In a world where technology is progressing at such a rapid pace that companies who are announcing the next big thing are already behind, shorter product lifecycle management is more crucial than ever.
Manufacturers and software solution developers who have Product Lifecycle Management (PLM) processes in place know that their products have an expiration date. But the ability to forecast potential demand on solutions that are constantly evolving is the challenge as current products today have shorter lifecycles versus traditional technology of the past.
“Electronics has shorter lifecycles because there is always some new kind of gadget coming out,” said Jeff Keyser, JDA Software Group Inc. “Consumers are replacing their cell phones every two years if not sooner. Products are coming in fast and dying out quickly. Traditionally, you would model products based on what you had. Now, with these newer items, you don’t. When a product has sufficient history, statistical data forecasts can be generated for it. But now, the problem is if you want to model a product after a current item, you don’t know what to model it after because the products are so new.”

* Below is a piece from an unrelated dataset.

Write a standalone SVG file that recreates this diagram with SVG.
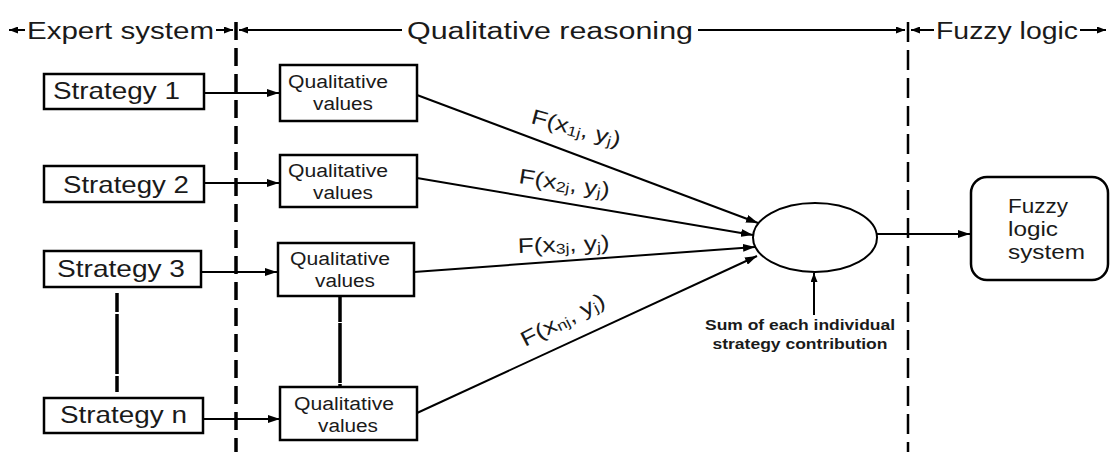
<svg xmlns="http://www.w3.org/2000/svg" width="1112" height="452" viewBox="0 0 1112 452">
<style>
.t{font-family:"Liberation Sans",Arial,sans-serif;fill:#1a1a1a}
.box{fill:#fff;stroke:#000;stroke-width:2.5}
.ln{stroke:#000;stroke-width:2;fill:none}
.hd{font-size:23px}
.st{font-size:24px}
.qv{font-size:18px}
</style>
<defs>
<marker id="ah" viewBox="0 0 12 8" refX="12" refY="4" markerWidth="12" markerHeight="8" markerUnits="userSpaceOnUse" orient="auto"><path d="M0,0 L12,4 L0,8 z" fill="#000"/></marker>
<marker id="hs" viewBox="0 0 9 7" refX="9" refY="3.5" markerWidth="9" markerHeight="7" markerUnits="userSpaceOnUse" orient="auto"><path d="M0,0 L9,3.5 L0,7 z" fill="#000"/></marker>
</defs>
<rect width="1112" height="452" fill="#fff"/>

<g id="header">
<line class="ln" x1="25" y1="30" x2="9" y2="30" marker-end="url(#hs)"/>
<text class="t hd" x="27" y="39" textLength="187" lengthAdjust="spacingAndGlyphs">Expert system</text>
<line class="ln" x1="216" y1="30" x2="233" y2="30" marker-end="url(#hs)"/>
<line class="ln" x1="402" y1="30" x2="239" y2="30" stroke-width="2.5" marker-end="url(#hs)"/>
<text class="t hd" x="407" y="39" textLength="286" lengthAdjust="spacingAndGlyphs">Qualitative reasoning</text>
<line class="ln" x1="698" y1="30" x2="905" y2="30" marker-end="url(#hs)"/>
<line class="ln" x1="934" y1="30" x2="911" y2="30" marker-end="url(#hs)"/>
<text class="t hd" x="936" y="39" textLength="142" lengthAdjust="spacingAndGlyphs">Fuzzy logic</text>
<line class="ln" x1="1080" y1="30" x2="1106" y2="30" marker-end="url(#hs)"/>
</g>

<g id="dividers">
<line x1="236" y1="22" x2="236" y2="452" stroke="#000" stroke-width="3.5" stroke-dasharray="18 8"/>
<line x1="908" y1="22" x2="908" y2="452" stroke="#000" stroke-width="2.5" stroke-dasharray="20 8"/>
</g>

<g id="connectors">
<line class="ln" x1="204" y1="93" x2="279" y2="93" stroke-width="3" marker-end="url(#ah)"/>
<line class="ln" x1="204" y1="183" x2="279" y2="183" marker-end="url(#ah)"/>
<line class="ln" x1="201" y1="272" x2="277" y2="272" marker-end="url(#ah)"/>
<line class="ln" x1="203" y1="419" x2="280" y2="419" marker-end="url(#ah)"/>
<line x1="117" y1="293" x2="117" y2="392" stroke="#000" stroke-width="3.5" stroke-dasharray="19 2 60 2 20"/>
<line x1="340" y1="296" x2="340" y2="387" stroke="#000" stroke-width="3.5" stroke-dasharray="26 1 60 1 10"/>
<line class="ln" x1="417" y1="95" x2="758" y2="223" stroke-width="1.8" marker-end="url(#ah)"/>
<line class="ln" x1="417" y1="178" x2="753" y2="235" stroke-width="1.8" marker-end="url(#ah)"/>
<line class="ln" x1="414" y1="272" x2="755" y2="247" stroke-width="1.8" marker-end="url(#ah)"/>
<line class="ln" x1="417" y1="413" x2="757" y2="256" stroke-width="1.8" marker-end="url(#ah)"/>
<line class="ln" x1="877" y1="234" x2="970" y2="234" marker-end="url(#ah)"/>
<line class="ln" x1="814" y1="315" x2="814" y2="273" marker-end="url(#hs)"/>
<g class="t" font-size="21">
<text transform="translate(530,123) rotate(15) scale(1.25,1)">F(x<tspan font-size="14" dy="2">1j</tspan><tspan dy="-2">, y</tspan><tspan font-size="14" dy="2">j</tspan><tspan dy="-2">)</tspan></text>
<text transform="translate(518,183) rotate(9) scale(1.25,1)">F(x<tspan font-size="14" dy="2">2j</tspan><tspan dy="-2">, y</tspan><tspan font-size="14" dy="2">j</tspan><tspan dy="-2">)</tspan></text>
<text transform="translate(518,253) rotate(-2) scale(1.25,1)">F(x<tspan font-size="14" dy="2">3j</tspan><tspan dy="-2">, y</tspan><tspan font-size="14" dy="2">j</tspan><tspan dy="-2">)</tspan></text>
<text transform="translate(525,347) rotate(-27) scale(1.25,1)">F(x<tspan font-size="14" dy="2">nj</tspan><tspan dy="-2">, y</tspan><tspan font-size="14" dy="2">j</tspan><tspan dy="-2">)</tspan></text>
</g>
</g>

<g id="strategy1"><rect class="box" x="44" y="74" width="160" height="35" stroke-width="3"/><text class="t st" x="53" y="99" textLength="127" lengthAdjust="spacingAndGlyphs">Strategy 1</text></g>
<g id="strategy2"><rect class="box" x="44" y="166" width="160" height="36"/><text class="t st" x="63" y="193" textLength="126" lengthAdjust="spacingAndGlyphs">Strategy 2</text></g>
<g id="strategy3"><rect class="box" x="44" y="251" width="157" height="36"/><text class="t st" x="57" y="277" textLength="128" lengthAdjust="spacingAndGlyphs">Strategy 3</text></g>
<g id="strategyn"><rect class="box" x="44" y="398" width="159" height="35"/><text class="t st" x="60" y="423" textLength="127" lengthAdjust="spacingAndGlyphs">Strategy n</text></g>

<g id="qual1"><rect class="box" x="280" y="65" width="137" height="56"/><text class="t qv" x="338" y="88" text-anchor="middle" textLength="100" lengthAdjust="spacingAndGlyphs">Qualitative</text><text class="t qv" x="343" y="110" text-anchor="middle" textLength="60" lengthAdjust="spacingAndGlyphs">values</text></g>
<g id="qual2"><rect class="box" x="280" y="155" width="137" height="52"/><text class="t qv" x="338" y="177" text-anchor="middle" textLength="100" lengthAdjust="spacingAndGlyphs">Qualitative</text><text class="t qv" x="343" y="199" text-anchor="middle" textLength="60" lengthAdjust="spacingAndGlyphs">values</text></g>
<g id="qual3"><rect class="box" x="278" y="243" width="136" height="53" stroke-width="4"/><text class="t qv" x="340" y="265" text-anchor="middle" textLength="100" lengthAdjust="spacingAndGlyphs">Qualitative</text><text class="t qv" x="345" y="287" text-anchor="middle" textLength="60" lengthAdjust="spacingAndGlyphs">values</text></g>
<g id="qualn"><rect class="box" x="280" y="387" width="137" height="53"/><text class="t qv" x="344" y="410" text-anchor="middle" textLength="100" lengthAdjust="spacingAndGlyphs">Qualitative</text><text class="t qv" x="348" y="432" text-anchor="middle" textLength="60" lengthAdjust="spacingAndGlyphs">values</text></g>

<g id="sum"><ellipse cx="815" cy="237.5" rx="62" ry="34.5" fill="#fff" stroke="#000" stroke-width="2"/></g>
<g id="sumlabel"><text class="t" font-size="15" font-weight="bold" x="800" y="330" text-anchor="middle" textLength="190" lengthAdjust="spacingAndGlyphs">Sum of each individual</text><text class="t" font-size="15" font-weight="bold" x="800" y="349" text-anchor="middle" textLength="175" lengthAdjust="spacingAndGlyphs">strategy contribution</text></g>

<g id="fuzzy"><rect class="box" x="971" y="177" width="137" height="103" rx="16" ry="16" stroke-width="2"/><text class="t" font-size="20" x="1008" y="213" textLength="60" lengthAdjust="spacingAndGlyphs">Fuzzy</text><text class="t" font-size="20" x="1008" y="236" textLength="50" lengthAdjust="spacingAndGlyphs">logic</text><text class="t" font-size="20" x="1008" y="259" textLength="77" lengthAdjust="spacingAndGlyphs">system</text></g>
</svg>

To overcome the shorter lifecycle challenge, manufacturers and retailers can enable shorter lifecycle algorithms to forecast every stage of a product’s lifecycle. The company’s already available JDA Demand forecasting platform enables algorithm that can manage a product when it peaks and identify when it will decline at some point. Four steps that users can follow to utilize the platform efficiently include:
- Define and prioritize DFU attributes
- Build a shorter lifecycle curve process
- Assign the shorter lifecycle curve
- Adjust the forecast
Such attributes which can be used to forecast and build curves include a product’s color, finish and price. Additionally, curves can be used based on region attributes.
Supply chain collaboration
While it is evident that such tools are necessary for manufacturers to bring product to market faster, a critical part of the process also includes implementing the right collaboration environments for such processes to thrive effectively.
“JDA is connecting all the processes—from product development to shelf-life to logistics to planning to merchandising—in ways that have never been done before,” said Keyser. “Now, the integration is better. Processes that were once siloed—that’s not the case anymore. Now, there is a constant flow of communication. And our customers continue to demand that. The competition has never been higher. Consumers are much more empowered today—they have the resources at their fingertips. And you have to be able to tie all of that in.”
In addition to its already available JDA Demand platform, the provider rolled out a number of platforms at JDA FOCUS 2012 to improve collaboration between suppliers, retailers, manufacturers and other moving parts in the supply chain including its:
JDA Shelf-Connected Cloud: designed to help supplier and retailer trading partners effectively collaborate at the shelf level to improve on-shelf availability; remove unnecessary inventory across enterprises; and set new strategies that leverage cost savings across the entire value chain
JDA 3D: Powered by Red Dot Square, the virtualization solution provides collaboration capabilities to support the retailer/manufacturer range finalization process.